The increased interest of Chinese investors in Pakistan is reflected in many ways in the country’s financial capital, Karachi. “Rising skyscrapers (in Karachi) testify to a construction boom in the city, businesses are printing Chinese-language brochures and salaries demanded by Pakistanis who speak Chinese have shot up,” reports Reuters.
In recent times, a Chinese-led consortium of investors has grabbed a “strategic stake” in Pakistan Stock Exchange. Besides, Shanghai Electric Power has acquired Pakistan’s biggest energy producers, K-Electric, for $1.8 billion. As part of the CPEC project, China would develop road, rail and energy infrastructure to connect Pakistan’s Gwadar port on the Arabian sea with Western Chinese region. The project would be funded by China and most of the business through the project would go to Chinese firms. This is, however, expected to boost Pakistan’s economic growth. However, the country would have to sincerely crackdown on terrorism.
In the last few years, China has also invested heavily in Mandarin schools in Pakistan.

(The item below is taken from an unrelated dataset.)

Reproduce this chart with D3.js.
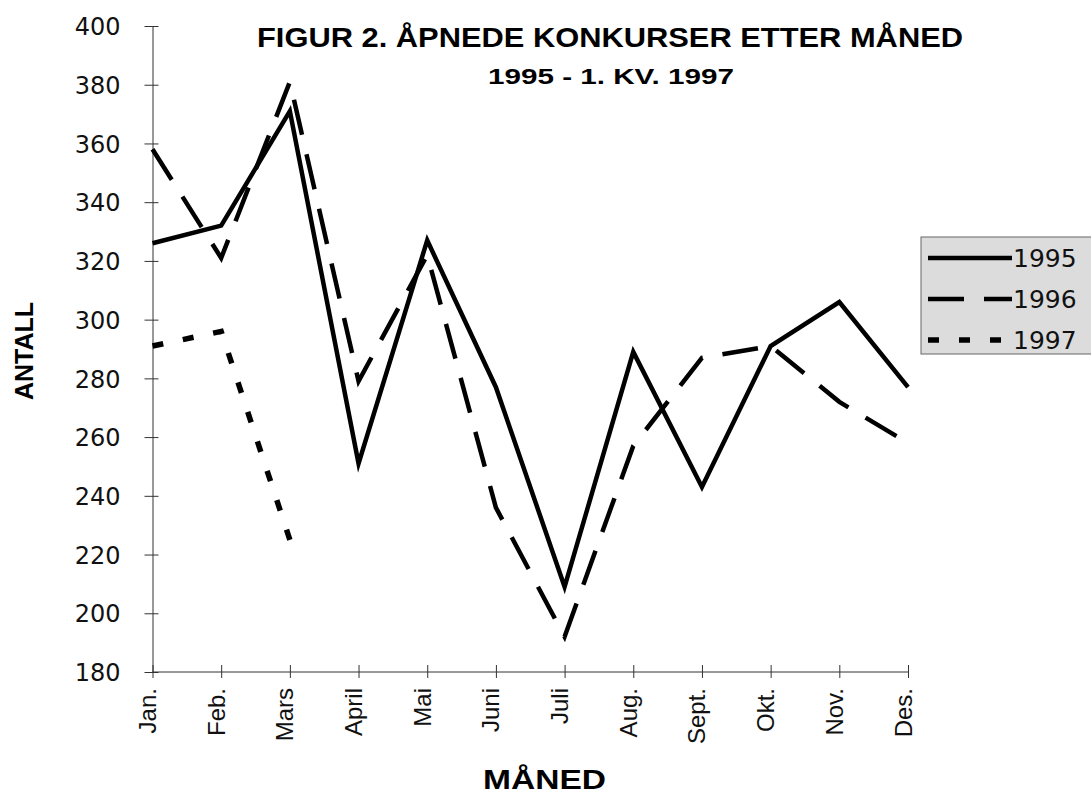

PTI reported in 2013 that China then aimed for training 1000 more Mandarin teachers in Pakistan. Besides, it also wanted Chinese TV channels to show Mandarin TV dramas in the country.
However, growing Chinese activities in Pakistan has also raised several concerns. According to Reuters, more Chinese citizens are seen in Karachi these days than the westerners. Pakistani trade unions are worried over alleged “mistreatment” of local workers by Chinese firms in Africa.